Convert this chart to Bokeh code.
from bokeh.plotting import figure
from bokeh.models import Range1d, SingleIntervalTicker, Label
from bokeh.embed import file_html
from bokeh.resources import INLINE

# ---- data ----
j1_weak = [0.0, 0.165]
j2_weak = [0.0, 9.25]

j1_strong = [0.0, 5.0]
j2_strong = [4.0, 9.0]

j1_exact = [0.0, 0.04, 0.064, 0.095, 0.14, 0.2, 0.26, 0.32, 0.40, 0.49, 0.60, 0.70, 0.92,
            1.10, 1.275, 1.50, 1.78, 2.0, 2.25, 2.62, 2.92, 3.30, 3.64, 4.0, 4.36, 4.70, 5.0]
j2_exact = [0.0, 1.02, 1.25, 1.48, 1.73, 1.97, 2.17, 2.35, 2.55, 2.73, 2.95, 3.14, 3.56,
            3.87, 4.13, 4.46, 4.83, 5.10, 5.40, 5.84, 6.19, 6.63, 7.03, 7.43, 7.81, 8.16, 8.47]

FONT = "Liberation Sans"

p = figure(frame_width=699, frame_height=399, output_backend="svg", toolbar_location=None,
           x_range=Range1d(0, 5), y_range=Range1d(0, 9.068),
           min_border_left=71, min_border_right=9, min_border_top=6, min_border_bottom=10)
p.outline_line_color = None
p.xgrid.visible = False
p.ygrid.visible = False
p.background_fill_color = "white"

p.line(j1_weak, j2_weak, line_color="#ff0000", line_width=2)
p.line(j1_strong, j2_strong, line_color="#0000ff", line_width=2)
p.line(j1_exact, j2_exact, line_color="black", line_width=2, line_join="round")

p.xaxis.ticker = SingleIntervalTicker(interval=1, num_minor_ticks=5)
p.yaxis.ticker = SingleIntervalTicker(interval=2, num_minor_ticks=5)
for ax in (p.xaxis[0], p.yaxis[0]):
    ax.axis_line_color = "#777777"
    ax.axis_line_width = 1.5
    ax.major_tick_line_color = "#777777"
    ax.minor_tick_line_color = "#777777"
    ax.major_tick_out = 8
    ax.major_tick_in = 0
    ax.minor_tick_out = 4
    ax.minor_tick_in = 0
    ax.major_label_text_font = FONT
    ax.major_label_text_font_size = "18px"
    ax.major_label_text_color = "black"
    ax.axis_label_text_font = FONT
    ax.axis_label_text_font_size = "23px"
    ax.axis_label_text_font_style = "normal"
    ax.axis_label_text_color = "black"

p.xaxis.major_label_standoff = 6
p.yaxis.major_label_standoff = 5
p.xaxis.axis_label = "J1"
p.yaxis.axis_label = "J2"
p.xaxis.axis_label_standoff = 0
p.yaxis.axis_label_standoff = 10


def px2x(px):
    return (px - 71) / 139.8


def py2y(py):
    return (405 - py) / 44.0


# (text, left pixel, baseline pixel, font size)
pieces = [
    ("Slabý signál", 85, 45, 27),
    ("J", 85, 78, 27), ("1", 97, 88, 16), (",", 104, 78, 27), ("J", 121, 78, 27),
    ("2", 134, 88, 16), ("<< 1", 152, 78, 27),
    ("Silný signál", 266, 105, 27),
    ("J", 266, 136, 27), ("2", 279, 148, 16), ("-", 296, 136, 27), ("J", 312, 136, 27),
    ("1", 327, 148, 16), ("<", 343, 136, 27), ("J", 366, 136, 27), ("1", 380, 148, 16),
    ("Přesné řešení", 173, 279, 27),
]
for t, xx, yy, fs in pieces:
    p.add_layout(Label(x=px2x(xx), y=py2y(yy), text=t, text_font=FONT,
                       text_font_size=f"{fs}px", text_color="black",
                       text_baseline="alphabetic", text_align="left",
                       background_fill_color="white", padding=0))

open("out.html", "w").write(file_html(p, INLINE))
- - - -
Exercise objective: Everything from the first line above up to and including the line that contains "j2_strong = [4.0, 9.0]" should be printed exactly; please print only that.

Exercise solution:
Convert this chart to Bokeh code.
from bokeh.plotting import figure
from bokeh.models import Range1d, SingleIntervalTicker, Label
from bokeh.embed import file_html
from bokeh.resources import INLINE

# ---- data ----
j1_weak = [0.0, 0.165]
j2_weak = [0.0, 9.25]

j1_strong = [0.0, 5.0]
j2_strong = [4.0, 9.0]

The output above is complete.